On the electoral side, Banta is a backer of Deval Patrick, having personally donated $625 to the governor since 2010. Other IBM employees and executives did similarly, giving Patrick nearly $9,000 in total, plus thousands more to the Massachusetts Democratic Party State Committee. On the administrative side, IBM also has apparent inroads to Tony Parham, the commonwealth’s government innovation officer (GIO) since 2012. Parham worked as a program director of Software Group (SWG) at IBM from 2000 to 2005, is a founding co-chair of the company’s Massachusetts Diversity Council, and still operates a management consulting firm that lists IBM as a client.
In many cases, IBM’s aggressive sales and government relations efforts straddle several sectors—security and schools, management and monitoring, and so on. Tending to their education piece, in a 2012 post on a company blog, Banta boasted about work with Massachusetts school partners on “quality rating systems,” “infrastructure support,” and the implementation of a suite of classroom products. A few months later, a company report produced for the administration of Mayor Tom Menino noted that “departments, such as police, libraries and schools … have video cameras,” but that “information is not shared,” while “the data is intended for human consumption, not digital processing.”
You can never have too much intelligent surveillance. As IBM General Manager Michael Dixon said in a promotional video for their hallmark Smarter Cities initiative, it’s not like the old days when “those that needed to be watched were in a jail.” Makes sense. If you’re identifying perps before they even commit crimes, let alone get charged, convicted, and incarcerated, then nothing less than the entire public has profound penal potential.
It’s not necessarily a doomsday scenario. As showcased at the city’s aforementioned hackathon last month, Boston’s current tech squad—flanked by the award-winning Mayor’s Office of New Urban Mechanics—is making a serious effort to innovate on a tight budget.
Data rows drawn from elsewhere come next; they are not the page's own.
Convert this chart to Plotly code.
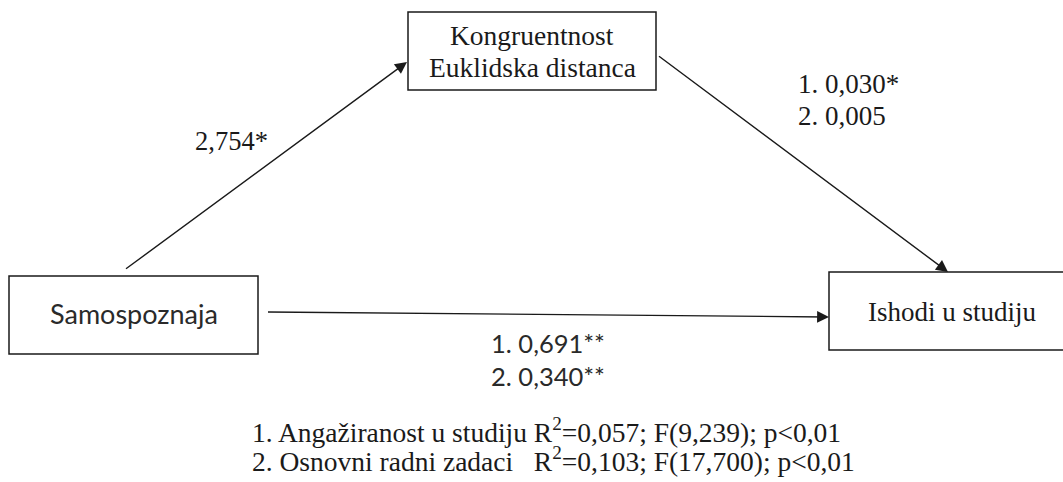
import plotly.graph_objects as go

# ---- data ----
node_labels = ["Samospoznaja", "Kongruentnost<br>Euklidska distanca", "Ishodi u studiju"]
mediator_lines = ["Kongruentnost", "Euklidska distanca"]
path_a = ["2,754*"]
path_b = ["1. 0,030*", "2. 0,005"]
path_c = ["1. 0,691**", "2. 0,340**"]
note_lines = [
    "1. Angažiranost u studiju R<sup>2</sup>=0,057; F(9,239); p<0,01",
    "2. Osnovni radni zadaci\u00a0\u00a0\u00a0R<sup>2</sup>=0,103; F(17,700); p<0,01",
]

# ---- layout geometry (pixels, y down) ----
W, H = 1063, 482
SERIF = "Liberation Serif, Times New Roman, serif"
SANS = "Lato, Carlito, Calibri, sans-serif"
INK = "#1a1a1a"

boxes = {
    "x": (9, 276, 258, 354),
    "m": (408, 12, 656, 90),
    "y": (829, 272, 1075, 350),
}

fig = go.Figure()
fig.add_trace(go.Scatter(x=[0], y=[0], mode="markers", marker=dict(opacity=0),
                         hoverinfo="skip", showlegend=False))

for key, (x0, y0, x1, y1) in boxes.items():
    fig.add_shape(type="rect", x0=x0, y0=y0, x1=x1, y1=y1, xref="x", yref="y",
                  line=dict(color=INK, width=1.5), fillcolor="white", layer="below")

ann = []
# node text
ann.append(dict(x=133.5, y=313, text=node_labels[0], font=dict(family=SANS, size=27, color="#2a2a2a")))
ann.append(dict(x=532, y=35, text=mediator_lines[0], font=dict(family=SERIF, size=27.5, color=INK)))
ann.append(dict(x=532, y=67, text=mediator_lines[1], font=dict(family=SERIF, size=27.5, color=INK)))
ann.append(dict(x=952, y=312, text=node_labels[2], font=dict(family=SERIF, size=27, color=INK)))

# path labels
ann.append(dict(x=231, y=141, text=path_a[0], font=dict(family=SERIF, size=26.5, color=INK)))
for i, yy in enumerate([84, 116]):
    ann.append(dict(x=796, y=yy, text=path_b[i], xanchor="left", font=dict(family=SERIF, size=27, color=INK)))
for i, yy in enumerate([343, 376]):
    ann.append(dict(x=489, y=yy, text=path_c[i], xanchor="left", font=dict(family=SANS, size=25.5, color="#2a2a2a")))

# note
for i, yy in enumerate([430, 459]):
    ann.append(dict(x=250, y=yy, text=note_lines[i], xanchor="left", font=dict(family=SERIF, size=27.5, color=INK)))

for a in ann:
    a.setdefault("xanchor", "center")
    a.update(xref="x", yref="y", showarrow=False, yanchor="middle")

# arrows
arrows = [((123, 271), (407, 62)), ((656, 54), (948, 272)), ((265, 312), (829, 317))]
for (tx, ty), (hx, hy) in arrows:
    ann.append(dict(x=hx, y=hy, ax=tx, ay=ty, xref="x", yref="y", axref="x", ayref="y",
                    showarrow=True, arrowhead=2, arrowsize=1.7, arrowwidth=1.4,
                    arrowcolor=INK, standoff=0, startstandoff=0, text=" "))

fig.update_layout(
    width=W, height=H, margin=dict(l=0, r=0, t=0, b=0),
    paper_bgcolor="white", plot_bgcolor="white",
    xaxis=dict(range=[0, W], visible=False, fixedrange=True),
    yaxis=dict(range=[H, 0], visible=False, fixedrange=True),
    annotations=ann, showlegend=False,
)
fig.write_html("out.html", config={"displayModeBar": False},
               post_script="document.body.style.margin='0';document.body.style.overflow='hidden';")
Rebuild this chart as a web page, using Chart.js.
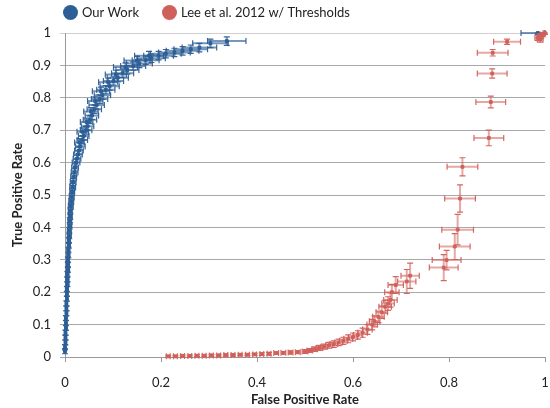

At the District Hall event, one DoIT associate noted, “It’s really cheap to fail fast.”
Things move slower at the state level, where countless entrenched contractors are still feasting. It’s a tradition. In the case of the Canadian business intelligence company Cognos, the commonwealth extended annual contracts worth hundreds of thousands of dollars even after a lobbyist for their software was found to have violated open bidding rules. The headline case landed then-Speaker of the Massachusetts House of Representatives Sal DiMasi in federal prison, but Cognos was spared after IBM acquired it as a subsidiary in 2007.
While the Big Blue Grey Lady remains dominant, and did nearly twice as much business with the commonwealth last fiscal year than in 2011, IBM can count on mounting competition—especially on smart surveillance. Smaller companies have boots on the ground too. In the case of the Andover-based Minuteman, last year the self-described “enterprise security leader” paid a Boston firm $48,000 for representation on Beacon Hill. The face of their lobbying: a former chief legal counsel to the state Senate Committee on Ways and Means, and a former state senator.
“The surveillance industry isn’t just burgeoning, it’s vibrant,” says Crockford of the ACLU. “And once these industries have enough money, they’re able to pay for lobbying to ensure that they get huge government contracts. It’s difficult to roll back the surveillance state that they profit off of when our political system is driven by campaign contributions and lobbyists who endorse this atmosphere.”
Crockford continues: “The people who really lose out here, time and again, are taxpayers who want to live and participate in a free society.”